Apply the QSPI firmware update.
Then boot JetPack 6.x again.
Display does not work
Use DisplayPort when possible. If HDMI is required, use a known-good DisplayPort-to-HDMI adapter because the board uses DisplayPort, not native HDMI.
Docker GPU runtime fails
Check:
docker --version
sudo docker info | grep -i runtime
cat /etc/nv_tegra_release
Benchmark results look too slow
Check:
sudo nvpmodel -q
sudo jetson_clocks --show
sudo tegrastats
Common causes:
Not running in the intended high-performance mode
jetson_clocks not enabled
Thermal throttling
Slow microSD storage
Model too large for available memory
CPU fallback instead of GPU execution
Incorrect container or package version
Background desktop load
Ollama or vLLM falls back to CPU
Watch tegrastats. If the GPU stays quiet and CPU load spikes, the runtime probably is not using the accelerated path you expected.
Out of memory
Possible fixes:
Use a smaller model
Use a quantized model
Reduce context length
Reduce concurrency
Move caches and models to NVMe
Use swap only as a last-resort stability tool
If swap is used during benchmarking, document it clearly because it can make the results misleading.
Recommended benchmark report format
# Jetson Orin Nano Benchmark Report
## System
| Item | Value |
| --- | --- |
| Board | Jetson Orin Nano Developer Kit |
| Memory | 8GB LPDDR5 |
| JetPack | TBD |
| L4T / Jetson Linux | TBD |
| Storage | microSD / NVMe |
| Power Mode | MAXN SUPER / 25W / 15W |
| jetson_clocks | Enabled / Disabled |
| Cooling | Stock / modified |
| Ambient Temp | TBD |
## Computer Vision Benchmarks
| Model | Input | Precision | FPS | Avg Power | FPS/W | Peak Temp |
| --- | ---: | --- | ---: | ---: | ---: | ---: |
| ResNet-50 | 224x224 | TBD | TBD | TBD | TBD | TBD |
| YOLO | TBD | TBD | TBD | TBD | TBD | TBD |
| UNet | 256x256 | TBD | TBD | TBD | TBD | TBD |
## LLM Benchmarks
| Model | Runtime | Quantization | Concurrency | Output tok/s | TTFT | ITL | Peak RAM | Peak Temp |
| --- | --- | --- | ---: | ---: | ---: | ---: | ---: | ---: |
| llama3.2:1b | Ollama | default | 1 | TBD | TBD | TBD | TBD | TBD |
| Llama 3.1 8B | vLLM | W4A16 | 1 | TBD | TBD | TBD | TBD | TBD |
| Llama 3.1 8B | vLLM | W4A16 | 8 | TBD | TBD | TBD | TBD | TBD |
Final setup flow
1. Flash microSD card.
2. Update firmware if JetPack 6.x does not boot.
3. Boot JetPack 6.x.
4. Update system packages.
5. Install developer tools.
6. Enable SSH.
7. Configure the desired high-performance mode.

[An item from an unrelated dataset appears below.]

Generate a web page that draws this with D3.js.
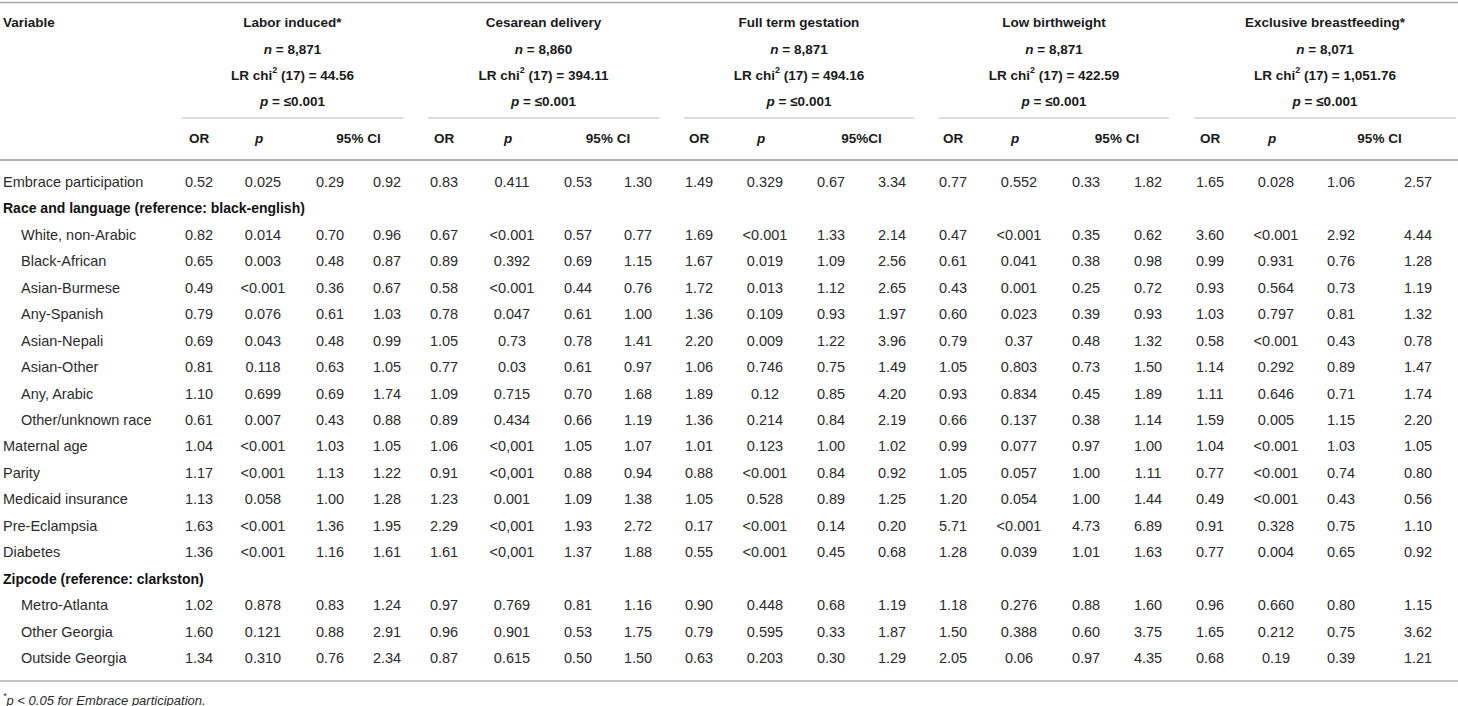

8. Enable jetson_clocks for benchmarks.
9. Verify behavior with tegrastats or jtop.
10. Move models and caches to NVMe if available.
11. Validate Docker GPU runtime.
12. Run jetson_benchmarks.
13. Run an Ollama smoke test.
14. Run a vLLM benchmark for serving metrics.

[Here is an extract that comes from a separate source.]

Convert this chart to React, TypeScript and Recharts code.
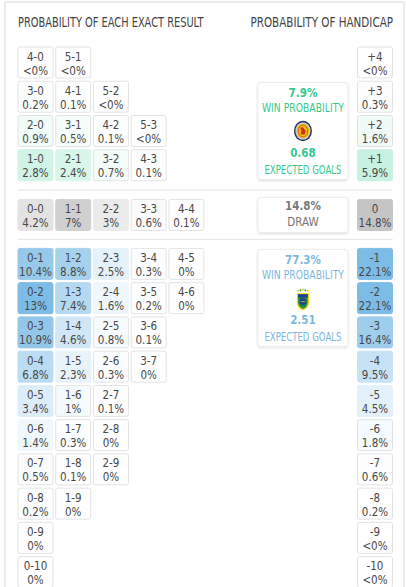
import { ScatterChart, Scatter, XAxis, YAxis, ReferenceLine } from "recharts";

// exact results
const winScores = ["4-0", "5-1", "3-0", "4-1", "5-2", "2-0", "3-1", "4-2", "5-3", "1-0", "2-1", "3-2", "4-3"];
const winProbs = ["<0%", "<0%", "0.2%", "0.1%", "<0%", "0.9%", "0.5%", "0.1%", "<0%", "2.8%", "2.4%", "0.7%", "0.1%"];
const drawScores = ["0-0", "1-1", "2-2", "3-3", "4-4"];
const drawProbs = ["4.2%", "7%", "3%", "0.6%", "0.1%"];
const lossScores = [
    "0-1", "1-2", "2-3", "3-4", "4-5",
    "0-2", "1-3", "2-4", "3-5", "4-6",
    "0-3", "1-4", "2-5", "3-6",
    "0-4", "1-5", "2-6", "3-7",
    "0-5", "1-6", "2-7",
    "0-6", "1-7", "2-8",
    "0-7", "1-8", "2-9",
    "0-8", "1-9",
    "0-9",
    "0-10",
];
const lossProbs = [
    "10.4%", "8.8%", "2.5%", "0.3%", "0%",
    "13%", "7.4%", "1.6%", "0.2%", "0%",
    "10.9%", "4.6%", "0.8%", "0.1%",
    "6.8%", "2.3%", "0.3%", "0%",
    "3.4%", "1%", "0.1%",
    "1.4%", "0.3%", "0%",
    "0.5%", "0.1%", "0%",
    "0.2%", "0%",
    "0%",
    "0%",
];
const handicapLines = ["+4", "+3", "+2", "+1", "0", "-1", "-2", "-3", "-4", "-5", "-6", "-7", "-8", "-9", "-10"];
const handicapProbs = ["<0%", "0.3%", "1.6%", "5.9%", "14.8%", "22.1%", "22.1%", "16.4%", "9.5%", "4.5%", "1.8%", "0.6%", "0.2%", "<0%", "<0%"];
const teams = ["Scotland", "Brazil"];
const winProbability = ["7.9%", "77.3%"];
const expectedGoals = ["0.68", "2.51"];
const drawProbability = "14.8%";

const FONT = "'Liberation Sans Narrow', 'DejaVu Sans Condensed', 'Liberation Sans', sans-serif";
const DRAW_ROW = 4.45;
const LOSS_ROW0 = 5.88;
const HANDICAP_COL = 9;
const BOX_COL = 7.09;

const TONES: Record<string, number[]> = {
    win: [46, 204, 138],
    draw: [168, 168, 168],
    loss: [125, 188, 230],
};
const TEXT_TONE: Record<string, string> = { win: "#35c98c", draw: "#777", loss: "#7db7e0" };

const pct = (s: string) => parseFloat(s.replace("<", ""));
const rowOf = (d: number) => (d > 0 ? 4 - d : d === 0 ? DRAW_ROW : LOSS_ROW0 + (-d - 1));
const tint = (tone: string, t: number) => {
    const c = TONES[tone].map((v) => Math.round(255 - t * (255 - v)));
    return `rgb(${c[0]},${c[1]},${c[2]})`;
};

const resultMax = Math.max(...[...winProbs, ...drawProbs, ...lossProbs].map(pct));
const handicapMax = Math.max(...handicapProbs.map(pct));

function scoreCells(scores: string[], probs: string[], tone: string) {
    return scores.map((s, i) => {
        const [h, a] = s.split("-").map(Number);
        return { x: Math.min(h, a), y: rowOf(h - a), top: s, bottom: probs[i], tone, t: pct(probs[i]) / resultMax };
    });
}

const winCells = scoreCells(winScores, winProbs, "win");
const drawCells = scoreCells(drawScores, drawProbs, "draw");
const lossCells = scoreCells(lossScores, lossProbs, "loss");
const handicapCells = handicapLines.map((l, i) => {
    const d = parseInt(l, 10);
    return {
        x: HANDICAP_COL,
        y: rowOf(d),
        top: l,
        bottom: handicapProbs[i],
        tone: d > 0 ? "win" : d === 0 ? "draw" : "loss",
        t: pct(handicapProbs[i]) / handicapMax,
    };
});
const summaryBoxes = [
    { x: BOX_COL, y: rowOf(2), kind: "win", team: teams[0], prob: winProbability[0], xg: expectedGoals[0] },
    { x: BOX_COL, y: rowOf(0), kind: "draw", team: "", prob: drawProbability, xg: "" },
    { x: BOX_COL, y: rowOf(-2), kind: "loss", team: teams[1], prob: winProbability[1], xg: expectedGoals[1] },
];

function CellShape(props: any) {
    const { cx, cy, payload } = props;
    const fill = tint(payload.tone, payload.t);
    return (
        <g>
            <rect x={cx - 17.5} y={cy - 15.5} width={35} height={31} rx={2} fill={fill}
                stroke={payload.t > 0.1 ? fill : "#e3e3e3"} />
            <text x={cx} y={cy - 2} textAnchor="middle" fontFamily={FONT} fontSize={11.5} fill="#484848">{payload.top}</text>
            <text x={cx} y={cy + 12} textAnchor="middle" fontFamily={FONT} fontSize={11.5} fill="#484848">{payload.bottom}</text>
        </g>
    );
}

function ScotlandCrest({ x, y }: { x: number; y: number }) {
    return (
        <g transform={`translate(${x},${y})`}>
            <ellipse rx={9} ry={10.2} fill="#24325f" />
            <ellipse rx={7.6} ry={8.8} fill="#c8ccd6" />
            <ellipse rx={6.2} ry={7.3} fill="#f2c200" />
            <ellipse rx={4.8} ry={5.9} fill="none" stroke="#d42a2a" strokeWidth={0.7} />
            <path d="M-2.2,3.5 L-1.6,-1 L-2.8,-3.2 L0,-3.8 L1.6,-1.6 L2.8,0 L1.6,3.5 Z" fill="#d42a2a" />
        </g>
    );
}

function BrazilCrest({ x, y }: { x: number; y: number }) {
    const stars = [-5, -2.5, 0, 2.5, 5];
    return (
        <g transform={`translate(${x},${y})`}>
            {stars.map((s, i) => (
                <circle key={i} cx={s} cy={-9.5 + Math.abs(s) * 0.25} r={0.9} fill={i % 2 ? "#1a9a4a" : "#e8c100"} />
            ))}
            <path d="M-6,-6 L6,-6 L6,3 Q6,9 0,11 Q-6,9 -6,3 Z" fill="#f2cf00" />
            <path d="M-4.8,-4.8 L4.8,-4.8 L4.8,2.8 Q4.8,7.8 0,9.6 Q-4.8,7.8 -4.8,2.8 Z" fill="#1f8f45" />
            <rect x={-4.8} y={-4.8} width={9.6} height={3.2} fill="#1e3f94" />
            <circle cx={0} cy={2.5} r={3.3} fill="#1e3f94" />
            <path d="M-2,2.5 L2,2.5" stroke="#f2cf00" strokeWidth={0.8} />
        </g>
    );
}

function BoxShape(props: any) {
    const { cx, cy, payload } = props;
    const color = TEXT_TONE[payload.kind];
    if (payload.kind === "draw") {
        return (
            <g>
                <rect x={cx - 45} y={cy - 17.5} width={90} height={35} rx={3} fill="#fff" stroke="#ececec" filter="url(#boxShadow)" />
                <text x={cx} y={cy - 5} textAnchor="middle" fontFamily={FONT} fontSize={11.5} fontWeight="bold" fill={color}>{payload.prob}</text>
                <text x={cx} y={cy + 11} textAnchor="middle" fontFamily={FONT} fontSize={11.5} fill={color}>DRAW</text>
            </g>
        );
    }
    return (
        <g>
            <rect x={cx - 45} y={cy - 48.5} width={90} height={97} rx={3} fill="#fff" stroke="#ececec" filter="url(#boxShadow)" />
            <text x={cx} y={cy - 34} textAnchor="middle" fontFamily={FONT} fontSize={11.5} fontWeight="bold" fill={color}>{payload.prob}</text>
            <text x={cx} y={cy - 18.7} textAnchor="middle" fontFamily={FONT} fontSize={11.5} fill={color}
                textLength={82} lengthAdjust="spacingAndGlyphs">WIN PROBABILITY</text>
            {payload.kind === "win" ? <ScotlandCrest x={cx} y={cy} /> : <BrazilCrest x={cx} y={cy + 1} />}
            <text x={cx} y={cy + 26} textAnchor="middle" fontFamily={FONT} fontSize={11.5} fontWeight="bold" fill={color}>{payload.xg}</text>
            <text x={cx} y={cy + 42.5} textAnchor="middle" fontFamily={FONT} fontSize={11.5} fill={color}
                textLength={77} lengthAdjust="spacingAndGlyphs">EXPECTED GOALS</text>
        </g>
    );
}

const sepTop = (3 + DRAW_ROW) / 2;
const sepBottom = (DRAW_ROW + LOSS_ROW0) / 2;

export default function App() {
    return (
        <div style={{ position: "relative", width: 406, height: 587, background: "#fff" }}>
            <style>{"body{margin:0;background:#fff}"}</style>
            <svg width={406} height={587} style={{ position: "absolute", left: 0, top: 0 }}>
                <defs>
                    <filter id="boxShadow" x="-20%" y="-20%" width="140%" height="140%">
                        <feDropShadow dx="0" dy="1" stdDeviation="1.2" floodColor="#000" floodOpacity="0.15" />
                    </filter>
                </defs>
                <path d="M5,600 L5,2 L404,2 L404,600" fill="none" stroke="#e6e6e6" strokeWidth={1.5} />
                {/* the original title face is narrower than anything installed, so squeeze it */}
                <text transform="translate(18,26.5) scale(0.754,1)" fontFamily={FONT} fontSize={14.5} fill="#444">
                    PROBABILITY OF EACH EXACT RESULT
                </text>
                <text transform="translate(393,26.5) scale(0.796,1)" textAnchor="end" fontFamily={FONT} fontSize={14.5} fill="#444">
                    PROBABILITY OF HANDICAP
                </text>
            </svg>
            <div style={{ position: "absolute", left: 0, top: 0 }}>
                <ScatterChart width={406} height={587} margin={{ top: 0, right: 0, bottom: 0, left: 0 }}>
                    <XAxis type="number" dataKey="x" domain={[-0.941, 9.822]} allowDataOverflow hide />
                    <YAxis type="number" dataKey="y" domain={[-1.825, 15.314]} allowDataOverflow reversed hide />
                    <ReferenceLine segment={[{ x: -0.47, y: sepTop }, { x: 9.47, y: sepTop }]} stroke="#e8e8e8" strokeWidth={1.2} />
                    <ReferenceLine segment={[{ x: -0.47, y: sepBottom }, { x: 9.47, y: sepBottom }]} stroke="#e8e8e8" strokeWidth={1.2} />
                    <Scatter data={winCells} shape={CellShape} isAnimationActive={false} />
                    <Scatter data={drawCells} shape={CellShape} isAnimationActive={false} />
                    <Scatter data={lossCells} shape={CellShape} isAnimationActive={false} />
                    <Scatter data={handicapCells} shape={CellShape} isAnimationActive={false} />
                    <Scatter data={summaryBoxes} shape={BoxShape} isAnimationActive={false} />
                </ScatterChart>
            </div>
        </div>
    );
}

15. Record latency, throughput, power, and thermal data.
The most important setup requirement on Jetson is software-stack consistency: firmware, JetPack, CUDA, TensorRT, Docker, PyTorch, and model runtime versions need to line up. Once the board is stable, the most useful comparisons are sustained performance per watt under realistic thermal and memory constraints, not just isolated peak FPS or token throughput.